-- BEGIN --

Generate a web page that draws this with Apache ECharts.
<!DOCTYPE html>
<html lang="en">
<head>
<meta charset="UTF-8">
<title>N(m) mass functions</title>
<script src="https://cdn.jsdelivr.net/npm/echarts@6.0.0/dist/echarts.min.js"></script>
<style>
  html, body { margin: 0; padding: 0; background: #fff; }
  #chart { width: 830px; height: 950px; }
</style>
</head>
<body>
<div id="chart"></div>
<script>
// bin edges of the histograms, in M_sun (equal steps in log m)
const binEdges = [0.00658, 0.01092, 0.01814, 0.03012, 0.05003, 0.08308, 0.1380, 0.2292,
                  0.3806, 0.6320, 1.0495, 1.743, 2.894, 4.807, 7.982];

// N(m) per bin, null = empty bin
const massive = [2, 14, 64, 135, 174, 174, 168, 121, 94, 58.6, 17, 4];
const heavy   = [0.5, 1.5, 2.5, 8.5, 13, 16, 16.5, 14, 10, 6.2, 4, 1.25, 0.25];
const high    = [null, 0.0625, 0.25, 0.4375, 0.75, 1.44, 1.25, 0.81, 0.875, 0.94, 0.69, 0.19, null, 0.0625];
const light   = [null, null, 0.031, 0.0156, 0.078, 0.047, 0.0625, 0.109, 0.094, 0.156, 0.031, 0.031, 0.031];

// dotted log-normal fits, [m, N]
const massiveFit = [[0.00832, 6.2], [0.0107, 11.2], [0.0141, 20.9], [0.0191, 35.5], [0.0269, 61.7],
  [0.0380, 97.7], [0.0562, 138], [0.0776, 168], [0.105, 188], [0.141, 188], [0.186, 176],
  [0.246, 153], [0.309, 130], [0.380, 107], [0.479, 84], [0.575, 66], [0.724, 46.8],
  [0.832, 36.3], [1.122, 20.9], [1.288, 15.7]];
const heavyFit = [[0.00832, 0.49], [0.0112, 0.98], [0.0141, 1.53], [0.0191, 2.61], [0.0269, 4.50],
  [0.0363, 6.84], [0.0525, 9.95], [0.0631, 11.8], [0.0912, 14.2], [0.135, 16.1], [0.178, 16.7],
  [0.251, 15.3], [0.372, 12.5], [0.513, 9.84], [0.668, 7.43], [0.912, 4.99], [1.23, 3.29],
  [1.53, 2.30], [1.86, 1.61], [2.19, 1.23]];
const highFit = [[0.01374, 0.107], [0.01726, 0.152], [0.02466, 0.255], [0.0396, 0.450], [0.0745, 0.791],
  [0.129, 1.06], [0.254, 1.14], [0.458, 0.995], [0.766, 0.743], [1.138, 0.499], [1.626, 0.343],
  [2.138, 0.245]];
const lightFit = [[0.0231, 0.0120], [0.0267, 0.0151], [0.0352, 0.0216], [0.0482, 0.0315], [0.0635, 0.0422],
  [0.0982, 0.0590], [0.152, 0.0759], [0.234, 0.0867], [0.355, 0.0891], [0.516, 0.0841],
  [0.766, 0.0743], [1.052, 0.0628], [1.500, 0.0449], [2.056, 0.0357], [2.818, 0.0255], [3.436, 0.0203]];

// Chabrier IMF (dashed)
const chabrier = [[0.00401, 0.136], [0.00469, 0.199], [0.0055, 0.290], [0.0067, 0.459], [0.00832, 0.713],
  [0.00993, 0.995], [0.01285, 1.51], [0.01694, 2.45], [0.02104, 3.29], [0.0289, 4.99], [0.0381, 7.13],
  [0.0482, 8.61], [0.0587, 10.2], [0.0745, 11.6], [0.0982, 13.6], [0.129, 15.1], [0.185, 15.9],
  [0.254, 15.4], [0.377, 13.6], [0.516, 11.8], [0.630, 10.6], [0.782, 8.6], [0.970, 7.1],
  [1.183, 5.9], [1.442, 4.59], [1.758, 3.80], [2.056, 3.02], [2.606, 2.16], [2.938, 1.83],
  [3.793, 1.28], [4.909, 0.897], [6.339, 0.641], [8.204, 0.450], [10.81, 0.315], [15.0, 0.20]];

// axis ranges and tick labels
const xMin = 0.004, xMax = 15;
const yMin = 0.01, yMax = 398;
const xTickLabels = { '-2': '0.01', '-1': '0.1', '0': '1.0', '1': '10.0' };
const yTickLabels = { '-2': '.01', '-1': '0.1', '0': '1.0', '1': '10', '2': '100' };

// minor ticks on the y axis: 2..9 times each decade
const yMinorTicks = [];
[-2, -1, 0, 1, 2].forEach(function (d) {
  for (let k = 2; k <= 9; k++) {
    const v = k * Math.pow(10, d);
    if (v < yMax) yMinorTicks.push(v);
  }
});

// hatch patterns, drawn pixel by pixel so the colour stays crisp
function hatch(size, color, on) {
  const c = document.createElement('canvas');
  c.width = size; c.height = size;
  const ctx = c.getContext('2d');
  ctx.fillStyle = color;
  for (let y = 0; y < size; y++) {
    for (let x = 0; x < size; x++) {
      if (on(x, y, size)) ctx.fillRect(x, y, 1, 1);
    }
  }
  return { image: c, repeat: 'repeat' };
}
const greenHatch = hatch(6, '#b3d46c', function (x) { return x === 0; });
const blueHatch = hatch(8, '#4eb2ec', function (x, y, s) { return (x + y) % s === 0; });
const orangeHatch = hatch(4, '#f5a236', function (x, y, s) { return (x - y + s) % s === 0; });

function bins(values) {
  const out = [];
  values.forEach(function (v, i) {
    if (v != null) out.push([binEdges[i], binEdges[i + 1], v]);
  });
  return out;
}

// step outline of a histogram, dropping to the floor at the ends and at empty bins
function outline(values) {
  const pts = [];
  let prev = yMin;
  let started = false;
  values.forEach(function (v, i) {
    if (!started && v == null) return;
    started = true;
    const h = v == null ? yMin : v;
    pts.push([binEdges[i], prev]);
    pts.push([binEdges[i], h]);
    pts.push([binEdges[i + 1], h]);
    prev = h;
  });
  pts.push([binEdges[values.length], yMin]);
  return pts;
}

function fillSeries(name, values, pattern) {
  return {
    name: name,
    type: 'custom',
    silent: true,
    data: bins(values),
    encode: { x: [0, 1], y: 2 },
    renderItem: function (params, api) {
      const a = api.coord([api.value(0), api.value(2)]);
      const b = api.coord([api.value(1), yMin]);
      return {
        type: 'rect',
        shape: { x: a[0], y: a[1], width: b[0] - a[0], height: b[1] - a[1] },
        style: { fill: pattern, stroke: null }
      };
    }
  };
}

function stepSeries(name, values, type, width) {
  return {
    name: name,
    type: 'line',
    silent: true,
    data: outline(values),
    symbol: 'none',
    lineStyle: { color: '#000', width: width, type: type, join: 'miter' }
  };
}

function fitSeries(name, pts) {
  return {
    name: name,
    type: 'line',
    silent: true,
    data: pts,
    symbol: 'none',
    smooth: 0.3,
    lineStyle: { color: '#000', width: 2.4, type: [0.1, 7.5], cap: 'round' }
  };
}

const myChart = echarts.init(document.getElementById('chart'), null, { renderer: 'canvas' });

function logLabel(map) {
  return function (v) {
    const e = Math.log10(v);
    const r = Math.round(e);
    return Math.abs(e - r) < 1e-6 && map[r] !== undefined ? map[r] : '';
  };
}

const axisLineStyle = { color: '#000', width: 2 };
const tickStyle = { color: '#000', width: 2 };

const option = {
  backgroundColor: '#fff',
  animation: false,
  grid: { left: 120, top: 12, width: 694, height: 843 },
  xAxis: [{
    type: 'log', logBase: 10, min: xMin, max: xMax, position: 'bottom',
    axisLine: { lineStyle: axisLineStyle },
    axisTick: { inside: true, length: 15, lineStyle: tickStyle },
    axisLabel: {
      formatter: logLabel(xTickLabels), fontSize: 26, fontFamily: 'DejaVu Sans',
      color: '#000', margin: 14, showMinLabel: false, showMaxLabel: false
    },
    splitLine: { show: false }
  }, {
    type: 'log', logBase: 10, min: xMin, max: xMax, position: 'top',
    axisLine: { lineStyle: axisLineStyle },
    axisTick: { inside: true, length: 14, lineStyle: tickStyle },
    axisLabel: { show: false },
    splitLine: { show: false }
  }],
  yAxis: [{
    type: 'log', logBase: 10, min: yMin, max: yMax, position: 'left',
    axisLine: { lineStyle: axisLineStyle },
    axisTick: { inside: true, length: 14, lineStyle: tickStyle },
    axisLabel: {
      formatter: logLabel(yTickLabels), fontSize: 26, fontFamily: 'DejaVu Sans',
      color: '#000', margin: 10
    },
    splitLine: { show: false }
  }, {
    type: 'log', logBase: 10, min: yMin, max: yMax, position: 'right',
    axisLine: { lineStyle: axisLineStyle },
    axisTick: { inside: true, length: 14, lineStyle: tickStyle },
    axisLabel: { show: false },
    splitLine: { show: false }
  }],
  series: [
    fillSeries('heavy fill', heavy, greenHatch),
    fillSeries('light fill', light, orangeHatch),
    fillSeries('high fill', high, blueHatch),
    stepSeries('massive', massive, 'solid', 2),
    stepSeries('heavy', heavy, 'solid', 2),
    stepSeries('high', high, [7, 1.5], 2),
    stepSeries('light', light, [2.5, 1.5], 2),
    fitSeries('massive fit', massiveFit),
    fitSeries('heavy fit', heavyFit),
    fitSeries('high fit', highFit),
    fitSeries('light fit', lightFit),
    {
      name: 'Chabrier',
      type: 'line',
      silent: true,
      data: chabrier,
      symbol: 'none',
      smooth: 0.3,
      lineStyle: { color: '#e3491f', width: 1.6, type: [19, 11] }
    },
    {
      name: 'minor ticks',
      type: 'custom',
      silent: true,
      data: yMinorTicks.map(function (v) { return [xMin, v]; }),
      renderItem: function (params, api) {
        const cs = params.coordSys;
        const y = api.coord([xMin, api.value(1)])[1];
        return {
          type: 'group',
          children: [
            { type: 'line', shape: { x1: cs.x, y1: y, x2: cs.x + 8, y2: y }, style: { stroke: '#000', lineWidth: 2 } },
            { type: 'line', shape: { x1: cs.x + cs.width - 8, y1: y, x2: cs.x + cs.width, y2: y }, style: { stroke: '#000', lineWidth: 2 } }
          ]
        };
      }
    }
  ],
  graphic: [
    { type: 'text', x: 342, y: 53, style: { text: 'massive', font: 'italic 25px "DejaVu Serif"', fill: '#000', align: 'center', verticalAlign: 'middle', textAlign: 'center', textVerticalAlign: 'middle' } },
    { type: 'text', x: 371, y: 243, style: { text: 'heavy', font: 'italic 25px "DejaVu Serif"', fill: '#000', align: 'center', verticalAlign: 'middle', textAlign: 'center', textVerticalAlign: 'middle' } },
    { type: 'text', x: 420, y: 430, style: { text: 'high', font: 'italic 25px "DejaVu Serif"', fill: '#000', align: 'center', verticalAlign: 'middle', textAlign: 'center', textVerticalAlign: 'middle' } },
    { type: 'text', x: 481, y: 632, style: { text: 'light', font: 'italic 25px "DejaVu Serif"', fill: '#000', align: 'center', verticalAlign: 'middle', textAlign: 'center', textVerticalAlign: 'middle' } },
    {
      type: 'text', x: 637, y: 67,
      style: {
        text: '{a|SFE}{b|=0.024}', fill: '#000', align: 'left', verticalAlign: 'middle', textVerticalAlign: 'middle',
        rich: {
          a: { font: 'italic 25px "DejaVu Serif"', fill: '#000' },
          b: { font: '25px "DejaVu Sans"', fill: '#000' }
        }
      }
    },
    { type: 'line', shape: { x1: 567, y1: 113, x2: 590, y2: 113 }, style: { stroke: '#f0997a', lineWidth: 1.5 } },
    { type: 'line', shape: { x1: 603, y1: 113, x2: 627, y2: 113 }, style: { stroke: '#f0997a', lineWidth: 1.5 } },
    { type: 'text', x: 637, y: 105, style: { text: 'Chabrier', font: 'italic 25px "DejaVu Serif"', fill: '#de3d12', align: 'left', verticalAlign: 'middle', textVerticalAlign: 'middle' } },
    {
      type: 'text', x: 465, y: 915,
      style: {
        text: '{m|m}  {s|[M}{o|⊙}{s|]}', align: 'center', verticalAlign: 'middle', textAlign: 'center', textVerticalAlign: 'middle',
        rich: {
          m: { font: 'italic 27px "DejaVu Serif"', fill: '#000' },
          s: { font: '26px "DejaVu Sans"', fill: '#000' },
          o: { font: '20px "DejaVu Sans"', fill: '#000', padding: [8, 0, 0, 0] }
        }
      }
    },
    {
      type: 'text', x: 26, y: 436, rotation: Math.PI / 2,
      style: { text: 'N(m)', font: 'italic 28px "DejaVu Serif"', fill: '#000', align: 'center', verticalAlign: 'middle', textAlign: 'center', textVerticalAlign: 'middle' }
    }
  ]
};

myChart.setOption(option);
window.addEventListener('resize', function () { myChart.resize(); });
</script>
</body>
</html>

-- END --

WRITTEN REQUEST
Starting at the top of the data above, repeat every line exactly until the line containing "0.031, 0.031, 0.031];" has been given, then stop.

EXERCISE OUTPUT
Generate a web page that draws this with Apache ECharts.
<!DOCTYPE html>
<html lang="en">
<head>
<meta charset="UTF-8">
<title>N(m) mass functions</title>
<script src="https://cdn.jsdelivr.net/npm/echarts@6.0.0/dist/echarts.min.js"></script>
<style>
  html, body { margin: 0; padding: 0; background: #fff; }
  #chart { width: 830px; height: 950px; }
</style>
</head>
<body>
<div id="chart"></div>
<script>
// bin edges of the histograms, in M_sun (equal steps in log m)
const binEdges = [0.00658, 0.01092, 0.01814, 0.03012, 0.05003, 0.08308, 0.1380, 0.2292,
                  0.3806, 0.6320, 1.0495, 1.743, 2.894, 4.807, 7.982];

// N(m) per bin, null = empty bin
const massive = [2, 14, 64, 135, 174, 174, 168, 121, 94, 58.6, 17, 4];
const heavy   = [0.5, 1.5, 2.5, 8.5, 13, 16, 16.5, 14, 10, 6.2, 4, 1.25, 0.25];
const high    = [null, 0.0625, 0.25, 0.4375, 0.75, 1.44, 1.25, 0.81, 0.875, 0.94, 0.69, 0.19, null, 0.0625];
const light   = [null, null, 0.031, 0.0156, 0.078, 0.047, 0.0625, 0.109, 0.094, 0.156, 0.031, 0.031, 0.031];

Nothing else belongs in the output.